4D

1. Desporto, Dinheiro, Direito e Direitos fundamentais.

2. Para uns o papel do Direito do (ou no) Desporto impõe-se pela crescente omnipresença do dinheiro, dos interesses económicos que se disseminam na actividade desportiva, naturalmente com enfoque na de natureza profissional. Esta é uma tese que ganha adeptos com facilidade, por mais que não seja por eles próprios viverem desse desporto “macdonalizado”.

3. Contudo, continuamos a considerar que o Direito, e agora o Direito que se projecta no desporto não vive só, nem em predominância, para compor o negócio. Seria impensável desconsiderar esse segmento, num mundo capitalista desportivo, mas cremos que devemos imputar ao Direito um papel essencial na afirmação dos direitos fundamentais dos diversos operadores desportivos e, muitas vezes, em conflito com os interesses económicos envolvidos ou que (quase) tudo determinam.

4. O desporto, porém, é uma realidade bem viva e repleta de novidades e momentos inesperados, embora porventura, como no todo social, silenciados por alguns em nome do politicamente correcto ou por necessidades de sobrevivência. E daí que o ténis internacional nos tenha oferecido uma situação 4D.

5. Tudo parece ter começado (?) com as afirmações de Raymond Moore, director do Torneio de Indian Wells: “Se fosse jogadora agradecia a Deus por Federer e Nadal terem nascido”. Antes da final feminina. Seguiu-se Novak Djokovic dando conta do seu pensar: os homens deveriam ganhar mais que as mulheres no ténis, desde logo por os torneios e jogos entre homens gerarem mais receitas. Do outro lado, Serena Williams, mas também Martina Navratilova, bicampeã em Indian Wells, que apelou mesmo a um boicote ao torneio. O director demitiu-se e Djokovic pediu desculpa nas redes sociais, como é de bom-tom.

6. A questão, contudo, convoca, para além do muito dinheiro envolvido, um princípio dos direitos fundamenais, o princípio da igualdade, recolhido (quase) universalmente. Reduzindo os termos da questão: devem homens e mulheres, tenistas de alto nível, ter iguais prémios por vitória em torneios internacionais? Diga-se que, ao que se apurou na imprensa, há torneios em que tal sucede mas em outros assiste-se a prémios mais avultados para os homens.

7. Como seria de esperar a questão não pode deixar de convocar alguma complexidade e o mundo do desporto vive ele próprio, no seu aspecto mais imediato, como soluções diferentes para ambos os dois sexos. Por exemplo, só uma modalidade desportiva vive com a obrigatoriedade de as equipas serem mistas, o corfebol. Por regra as competições são alinhadas por sexo.
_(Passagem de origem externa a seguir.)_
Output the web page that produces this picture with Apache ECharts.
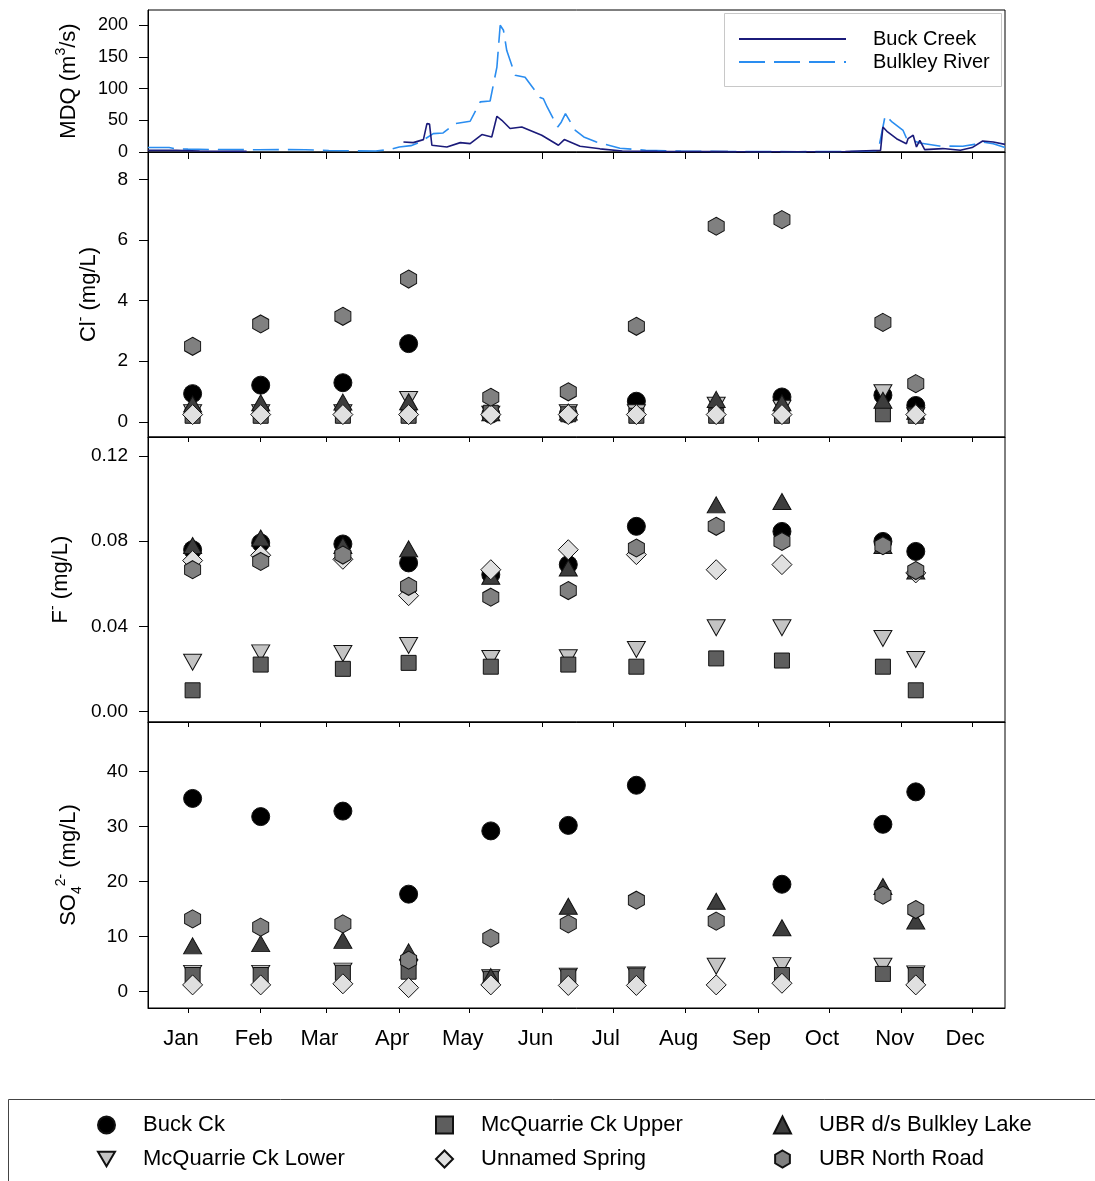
<!DOCTYPE html>
<html><head><meta charset="utf-8">
<script src="https://cdn.jsdelivr.net/npm/echarts@6/dist/echarts.min.js"></script>
<style>html,body{margin:0;padding:0;background:#fff}#c{width:1095px;height:1181px}</style>
</head><body><div id="c"></div>
<script>
// ---------- DATA ----------
const monthNames = ['Jan','Feb','Mar','Apr','May','Jun','Jul','Aug','Sep','Oct','Nov','Dec'];
const monthStartDays = [0,31,59,90,120,151,181,212,243,273,304,334]; // day of year (Jan 1 = 0)
const sampleDays = [2,31,66,94,129,162,191,225,253,296,310]; // sampling dates (day of year)

// Mean daily discharge (m3/s)
const bulkleyDays = [-17,-8,-5,0,10,20,30,40,50,60,70,80,86,90,95,99,104.5,108.7,113.8,120.2,124.5,128.7,131.6,133,134.4,135.8,139.4,143.6,150,151.4,153,157.5,159,160.8,165,168.6,174,184,195,210,230,260,285,294,297,300,304.6,306,311.7,320,330,335,338,343,348];
const bulkleyQ    = [7,7,5,4.5,4,3.8,3.5,3.8,3.5,2.3,1.9,1.6,4,7.9,10,15.8,29,30,44.8,48.5,79,80.5,134,200,192,160,121,118,86,84,71,39.5,47,60.6,34,23.7,15.8,6,2.7,1.5,0.8,0.5,0.8,2,58,47,34,22,14.2,9.5,9,12,16,13,7];
const buckDays = [-17,-5,5,15,25,26,91.8,96,100.3,101.8,102.9,103.9,104.6,110.3,116,120.2,125.2,129.4,131.6,133.7,137.2,142.2,150.7,157.8,160.3,167,175.5,185,200,230,260,280,295,296,298,301.8,306,306.7,308.9,310.3,311.7,313.8,321.5,329,334,338.5,343,348];
const buckQ    = [2.5,2.5,1.5,1.2,1.0,null,15.8,14.8,19.5,44.8,44,10.6,7.9,7.9,14.8,13.2,27.5,23.7,56.4,50,37,39.5,26.4,10.6,19.6,9,5,1.5,1,0.6,0.5,0.8,2.5,39.5,31.6,21,13,21,26.4,8,18.5,3.8,5.4,2.7,7,17.4,15.8,12];

// Chloride (mg/L)
const clBuckCk   = [0.93,1.21,1.29,2.58,0.25,0.25,0.68,null,0.82,0.88,0.54];
const clMcqLower = [0.30,0.30,0.30,0.74,0.25,0.30,0.30,0.55,0.45,0.96,0.20];
const clMcqUpper = [0.20,0.20,0.20,0.20,0.30,0.25,0.20,0.20,0.20,0.25,0.20];
const clUbrLake  = [0.59,0.63,0.65,0.66,0.30,0.32,null,0.74,0.63,0.71,0.35];
const clSpring   = [0.24,0.24,0.24,0.24,0.24,0.24,0.24,0.24,0.24,null,0.24];
const clUbrNorth = [2.49,3.23,3.48,4.71,0.81,0.99,3.15,6.45,6.67,3.28,1.26];

// Fluoride (mg/L)
const fBuckCk   = [0.0760,0.0792,0.0787,0.0698,0.0643,0.0690,0.0870,null,0.0846,0.0799,0.0752];
const fMcqLower = [0.0231,0.0275,0.0272,0.0310,0.0249,0.0252,0.0291,0.0393,0.0393,0.0343,0.0244];
const fMcqUpper = [0.0099,0.0220,0.0200,0.0228,0.0210,0.0220,0.0210,0.0249,0.0239,0.0210,0.0099];
const fUbrLake  = [0.0780,0.0815,0.0780,0.0764,0.0635,0.0674,null,0.0971,0.0987,0.0780,0.0660];
const fSpring   = [0.0709,0.0734,0.0715,0.0544,0.0666,0.0760,0.0737,0.0666,0.0690,null,0.0651];
const fUbrNorth = [0.0666,0.0705,0.0735,0.0588,0.0537,0.0568,0.0768,0.0870,0.0799,0.0779,0.0662];

// Sulphate (mg/L)
const so4BuckCk   = [35.1,31.8,32.8,17.7,29.2,30.2,37.5,null,19.5,30.4,36.3];
const so4McqLower = [3.3,3.3,3.7,4.3,2.5,2.8,3.0,4.6,4.7,4.6,3.2];
const so4McqUpper = [3.0,3.0,3.4,3.6,2.3,2.7,2.9,null,3.0,3.2,3.0];
const so4UbrLake  = [8.3,8.7,9.3,7.2,2.7,15.5,null,16.4,11.6,19.1,12.8];
const so4Spring   = [1.2,1.2,1.4,0.7,1.2,1.1,1.1,1.2,1.5,null,1.2];
const so4UbrNorth = [13.2,11.7,12.3,5.7,9.7,12.3,16.6,12.8,null,17.5,14.9];

const mdqTicks = [0,50,100,150,200];
const clTicks = [0,2,4,6,8];
const fTicks = [0,0.04,0.08,0.12];
const so4Ticks = [0,10,20,30,40];

// ---------- STYLE ----------
const FONT = 'Liberation Sans, Arial, Helvetica, sans-serif';
const HEX = 'path://M8.66,0 L17.32,5 L17.32,15 L8.66,20 L0,15 L0,5 Z';
const DTRI = 'path://M0,0 L20,0 L10,17.32 Z';
const sites = [
  {name:'Buck Ck',              symbol:'circle',   size:18,      fill:'#000000'},
  {name:'McQuarrie Ck Lower',   symbol:DTRI,       size:[18,16], fill:'#c4c4c4'},
  {name:'McQuarrie Ck Upper',   symbol:'rect',     size:15,      fill:'#5e5e5e'},
  {name:'UBR d/s Bulkley Lake', symbol:'triangle', size:[18,16], fill:'#3d3d3d'},
  {name:'Unnamed Spring',       symbol:'diamond',  size:20,      fill:'#e0e0e0'},
  {name:'UBR North Road',       symbol:HEX,        size:[16,18], fill:'#808080'}
];
const panels = [
  {values:[clBuckCk,clMcqLower,clMcqUpper,clUbrLake,clSpring,clUbrNorth]},
  {values:[fBuckCk,fMcqLower,fMcqUpper,fUbrLake,fSpring,fUbrNorth]},
  {values:[so4BuckCk,so4McqLower,so4McqUpper,so4UbrLake,so4Spring,so4UbrNorth]}
];

const gridDefs = [
  {left:148, width:857, top:10,  height:142},
  {left:148, width:857, top:152, height:285},
  {left:148, width:857, top:437, height:285},
  {left:148, width:857, top:722, height:286}
];

const nameRich = {
  n:   {fontSize:22, fontFamily:FONT, color:'#000', lineHeight:30},
  sup: {fontSize:14, fontFamily:FONT, color:'#000', lineHeight:14, verticalAlign:'top'},
  sub: {fontSize:14, fontFamily:FONT, color:'#000', lineHeight:14, verticalAlign:'bottom'}
};

function xAxis(i){
  const last = i === 3;
  return {
    type:'value', gridIndex:i, min:-17, max:348, position:'bottom',
    axisLine:{show:true, onZero:false, lineStyle:{color:'#000', width:1}},
    axisTick:{show:true, inside:false, length: i===0 ? 7 : 5, customValues:monthStartDays, lineStyle:{color:'#000'}},
    axisLabel:{show:last, customValues:monthStartDays, margin:20, fontSize:22, fontFamily:FONT, color:'#000',
      padding:[0,14,0,0],
      formatter:function(v){ const k = monthStartDays.indexOf(v); return k>=0 ? monthNames[k] : ''; }},
    splitLine:{show:false}
  };
}
function yAxis(i, min, max, ticks, name, gap, fmt, fs){
  return {
    type:'value', gridIndex:i, min:min, max:max,
    axisLine:{show:true, onZero:false, lineStyle:{color:'#000'}},
    axisTick:{show:true, length:9, customValues:ticks, lineStyle:{color:'#000'}},
    axisLabel:{customValues:ticks, margin:20, fontSize:fs, fontFamily:FONT, color:'#000', formatter:fmt},
    splitLine:{show:false},
    name:name, nameLocation:'middle', nameGap:gap, nameRotate:90, nameMoveOverlap:false,
    nameTextStyle:{rich:nameRich}
  };
}

const series = [];
series.push({
  name:'Buck Creek', type:'line', xAxisIndex:0, yAxisIndex:0, showSymbol:false, symbol:'none',
  connectNulls:false, z:3,
  lineStyle:{color:'#1b1b7a', width:1.6},
  itemStyle:{color:'#1b1b7a'},
  data: buckDays.map((d,k)=>[d, buckQ[k]===null ? '-' : buckQ[k]])
});
series.push({
  name:'Bulkley River', type:'line', xAxisIndex:0, yAxisIndex:0, showSymbol:false, symbol:'none', z:2,
  lineStyle:{color:'#2a8df0', width:1.6, type:[26,9]},
  itemStyle:{color:'#2a8df0'},
  data: bulkleyDays.map((d,k)=>[d, bulkleyQ[k]])
});
panels.forEach((p, pi)=>{
  sites.forEach((s, si)=>{
    const vals = p.values[si];
    series.push({
      name:s.name, type:'scatter', xAxisIndex:pi+1, yAxisIndex:pi+1,
      symbol:s.symbol, symbolSize:s.size, symbolKeepAspect:false,
      itemStyle:{color:s.fill, borderColor:'#111', borderWidth:1, opacity:1},
      emphasis:{disabled:true},
      data: sampleDays.map((d,k)=> vals[k]===null ? null : [d, vals[k]]).filter(v=>v!==null)
    });
  });
});

function siteLegend(left, names){
  return {
    orient:'vertical', left:left, top:1114, padding:0, itemWidth:17, itemHeight:17, itemGap:12,
    data:names, selectedMode:false,
    textStyle:{fontSize:22, fontFamily:FONT, color:'#000', lineHeight:22, padding:[0,0,0,23]}
  };
}

const option = {
  animation:false,
  backgroundColor:'#fff',
  grid: gridDefs.map(g=>Object.assign({show:true, borderColor:'#000', borderWidth:1, backgroundColor:'transparent', containLabel:false, outerBoundsMode:'none'}, g)),
  xAxis:[0,1,2,3].map(xAxis),
  yAxis:[
    yAxis(0, 0, 224, mdqTicks, '{n|MDQ (m}{sup|3}{n|/s)}', 64, v=>String(v), 18),
    yAxis(1, -0.5, 8.9, clTicks, '{n|Cl}{sup|-}{n| (mg/L)}', 44, v=>String(v), 19),
    yAxis(2, -0.005, 0.129, fTicks, '{n|F}{sup|-}{n| (mg/L)}', 72, v=>v.toFixed(2), 19),
    yAxis(3, -3, 49, so4Ticks, '{n|SO}{sub|4}{sup|2-}{n| (mg/L)}', 64, v=>String(v), 19)
  ],
  legend:[
    {orient:'vertical', left:738, top:28, padding:0, itemWidth:107, itemHeight:14, itemGap:1, selectedMode:false,
     data:['Buck Creek','Bulkley River'],
     itemStyle:{opacity:0, borderWidth:0},
     textStyle:{fontSize:20, fontFamily:FONT, color:'#000', lineHeight:22, padding:[0,0,0,22]}},
    siteLegend(97,  ['Buck Ck','McQuarrie Ck Lower']),
    siteLegend(435, ['McQuarrie Ck Upper','Unnamed Spring']),
    siteLegend(773, ['UBR d/s Bulkley Lake','UBR North Road'])
  ],
  graphic:[
    {type:'rect', left:724, top:13, shape:{width:277, height:73}, style:{fill:'#fff', stroke:'#c8c8c8', lineWidth:1}, z:1},
    {type:'rect', left:6, top:1097, shape:{width:1100, height:100}, style:{fill:'none', stroke:'#444', lineWidth:1}, z:1}
  ],
  series:series
};

const chart = echarts.init(document.getElementById('c'), null, {renderer:'canvas'});
chart.setOption(option);
</script>
</body></html>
8. De todo o modo, um prisma para  olhar a questão de hoje passa por encontrar – ou não – uma razão objectiva, material, não arbitrária, que permita sustentar a diferença de prémios em virtude do sexo. Bastará a alusão ao facto – a comprovar, naturalmente – que os torneios de homens geram mais receitas do que os das mulheres?

9. Relembra-se uma decisão do Tribunal Constitucional a propósito da diferenciação (abismal) entre os prémios (e a fórmula da sua atribuição) concedidos pelo Estado aos atletas de alto rendimento, não portadores ou portadores de deficiência. Esse tribunal decidiu que tal diferença não violava o princípio da igualdade, pois justificava-se em dois dados objectivos: a maior projecção mediática dos Jogos Olímpicos e, consequentemente, a maior exposição do Estado português no espaço internacional. Mal, a nosso ver. Seria bom que o Estado português seguisse o exemplo de outras nações – e não se quedasse pelo conforto de um juízo de constitucionalidade – e, em ano de Jogos Paralímpicos, acertasse essas contas.

10. PS (não é Partido Socialista): Ao leitor que nos enviou tema para “estudar”: não está esquecida uma nova vinda ao caso “Slimani”.